* **WORK INSTRUCTIONS**
All pictures are to be skipped; retype only the lines from the top of the entries through the line with "fig = go.Figure()", both included.

* **Lines of data**
• • •
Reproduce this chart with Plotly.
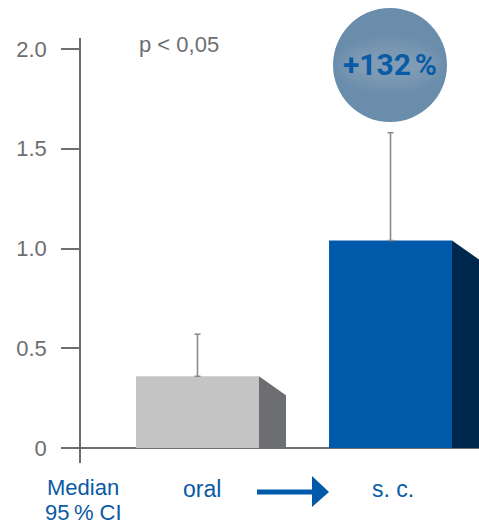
import plotly.graph_objects as go

# ---- data ----
categories = ["oral", "s. c."]
medians = [0.36, 1.04]
ci_upper = [0.57, 1.58]
tick_vals = [0, 0.5, 1.0, 1.5, 2.0]
tick_text = ["0", "0.5", "1.0", "1.5", "2.0"]
front_colors = ["#c4c4c4", "#0059a9"]
side_colors = ["#6d6e71", "#00284d"]
change_label = "+132\u202f%"
p_label = "p < 0,05"

W, H = 479, 524
ML, MR, MT, MB = 81, 0, 38, 61
PW, PH = W - ML - MR, H - MT - MB

def px(x):
    return (x - ML) / PW

def py(y):
    return (H - MB - y) / PH

x_pos = list(range(len(categories)))
bar_w = 0.637
depth_x = 0.14
depth_y = 0.095
gray = "#6d6e71"
blue = "#0a5aa6"

fig = go.Figure()

fig.add_trace(go.Bar(
    x=x_pos, y=medians, width=bar_w,
    marker=dict(color=front_colors, line=dict(width=0)),
    error_y=dict(type="data", symmetric=False,
                 array=[u - m for u, m in zip(ci_upper, medians)],
                 arrayminus=[0, 0], color="#8a8a8d", thickness=1.6, width=3),
    hoverinfo="skip", showlegend=False,
))

for xi, v, c in zip(x_pos, medians, side_colors):
    xr = xi + bar_w / 2
    fig.add_trace(go.Scatter(
        x=[xr, xr + depth_x, xr + depth_x, xr, xr],
        y=[v, v - depth_y, 0, 0, v],
        mode="lines", fill="toself", fillcolor=c,
        line=dict(width=0, color=c), hoverinfo="skip", showlegend=False,
    ))

shapes = []
# circle badge with soft highlight
cx, cy, r = px(390), py(65), 57
shapes.append(dict(type="circle", xref="paper", yref="paper", xsizemode="pixel", ysizemode="pixel",
                   xanchor=cx, yanchor=cy, x0=-r, x1=r, y0=-r, y1=r,
                   fillcolor="#6a8dac", line=dict(width=0), layer="above"))
for k in range(8):
    hw = 55 - k * 3
    hh = 30 - k * 3.2
    shapes.append(dict(type="circle", xref="paper", yref="paper", xsizemode="pixel", ysizemode="pixel",
                       xanchor=cx, yanchor=cy, x0=-hw, x1=hw, y0=-hh, y1=hh,
                       fillcolor="#a9c0d4", opacity=0.06, line=dict(width=0), layer="above"))
# arrow
shapes.append(dict(type="rect", xref="paper", yref="paper",
                   x0=px(257), x1=px(314), y0=py(489.5), y1=py(494.5),
                   fillcolor="#0059a9", line=dict(width=0)))
shapes.append(dict(type="path", xref="paper", yref="paper",
                   path=f"M {px(312)} {py(476)} L {px(329)} {py(492)} L {px(312)} {py(507)} Z",
                   fillcolor="#0059a9", line=dict(width=0)))

annotations = [
    dict(text=change_label, x=cx, y=cy, xref="paper", yref="paper", showarrow=False,
         xanchor="center", yanchor="middle",
         font=dict(family="Roboto", size=30, color="#0a5aa6", weight="bold")),
    dict(text=p_label, x=px(137), y=py(44), xref="paper", yref="paper", showarrow=False,
         xanchor="left", yanchor="middle",
         font=dict(family="Liberation Sans, Arial", size=22, color=gray)),
    dict(text="Median", x=px(83), y=py(487.5), xref="paper", yref="paper", showarrow=False,
         xanchor="center", yanchor="middle",
         font=dict(family="Liberation Sans, Arial", size=22, color=blue)),
    dict(text="95\u202f% CI", x=px(83), y=py(512.5), xref="paper", yref="paper", showarrow=False,
         xanchor="center", yanchor="middle",
         font=dict(family="Liberation Sans, Arial", size=22, color=blue)),
]
for xi, name, sh in zip(x_pos, categories, [4, 2]):
    annotations.append(dict(text=name, x=xi, y=py(489), xref="x", yref="paper", showarrow=False,
                            xanchor="center", yanchor="middle", xshift=sh,
                            font=dict(family="Liberation Sans, Arial", size=23, color=blue)))

fig.update_layout(
    width=W, height=H, margin=dict(l=ML, r=MR, t=MT, b=MB),
    paper_bgcolor="white", plot_bgcolor="white",
    shapes=shapes, annotations=annotations, showlegend=False,
    xaxis=dict(visible=False, range=[-0.6036, 1.4585], fixedrange=True),
    yaxis=dict(range=[-0.075, 2.055], tickvals=tick_vals, ticktext=tick_text,
               showgrid=False, zeroline=True, zerolinecolor=gray, zerolinewidth=1.5,
               showline=True, linecolor=gray, linewidth=1.5,
               ticks="outside", ticklen=18, tickwidth=1.5, tickcolor=gray,
               ticklabelstandoff=10,
               tickfont=dict(family="Liberation Sans, Arial", size=22, color=gray),
               fixedrange=True),
)

fig.write_html("out.html")
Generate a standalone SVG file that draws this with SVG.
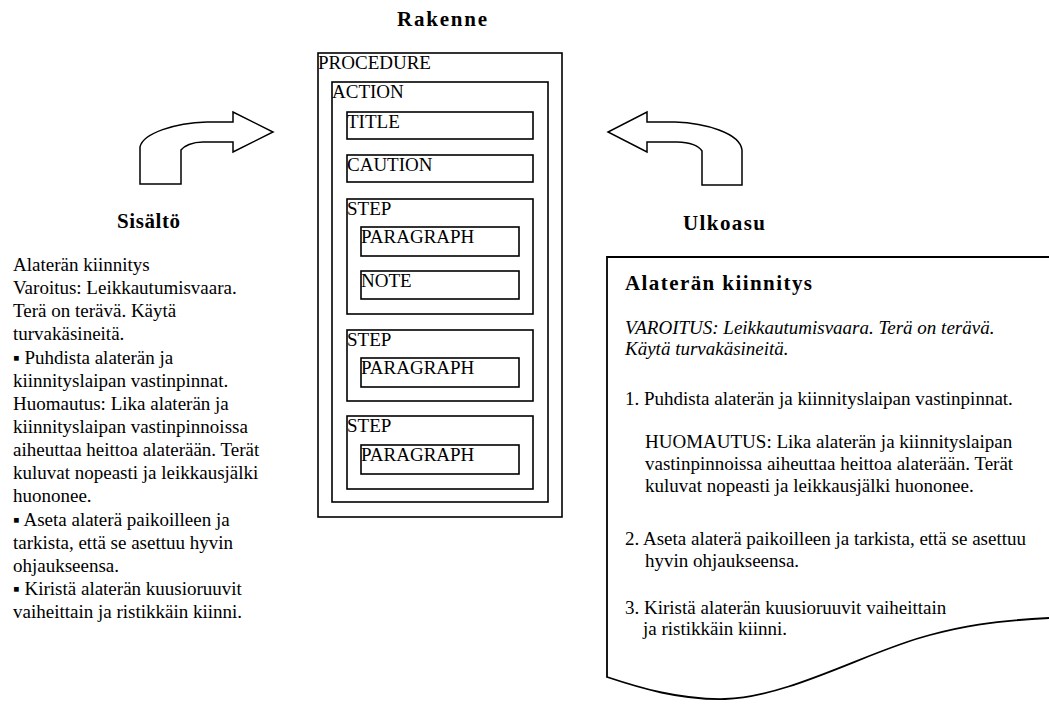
• • •
* **CORRECT RESULT**
Reproduce this chart with Plotly.
import plotly.graph_objects as go

# ---- data ----
categories = ["oral", "s. c."]
medians = [0.36, 1.04]
ci_upper = [0.57, 1.58]
tick_vals = [0, 0.5, 1.0, 1.5, 2.0]
tick_text = ["0", "0.5", "1.0", "1.5", "2.0"]
front_colors = ["#c4c4c4", "#0059a9"]
side_colors = ["#6d6e71", "#00284d"]
change_label = "+132\u202f%"
p_label = "p < 0,05"

W, H = 479, 524
ML, MR, MT, MB = 81, 0, 38, 61
PW, PH = W - ML - MR, H - MT - MB

def px(x):
    return (x - ML) / PW

def py(y):
    return (H - MB - y) / PH

x_pos = list(range(len(categories)))
bar_w = 0.637
depth_x = 0.14
depth_y = 0.095
gray = "#6d6e71"
blue = "#0a5aa6"

fig = go.Figure()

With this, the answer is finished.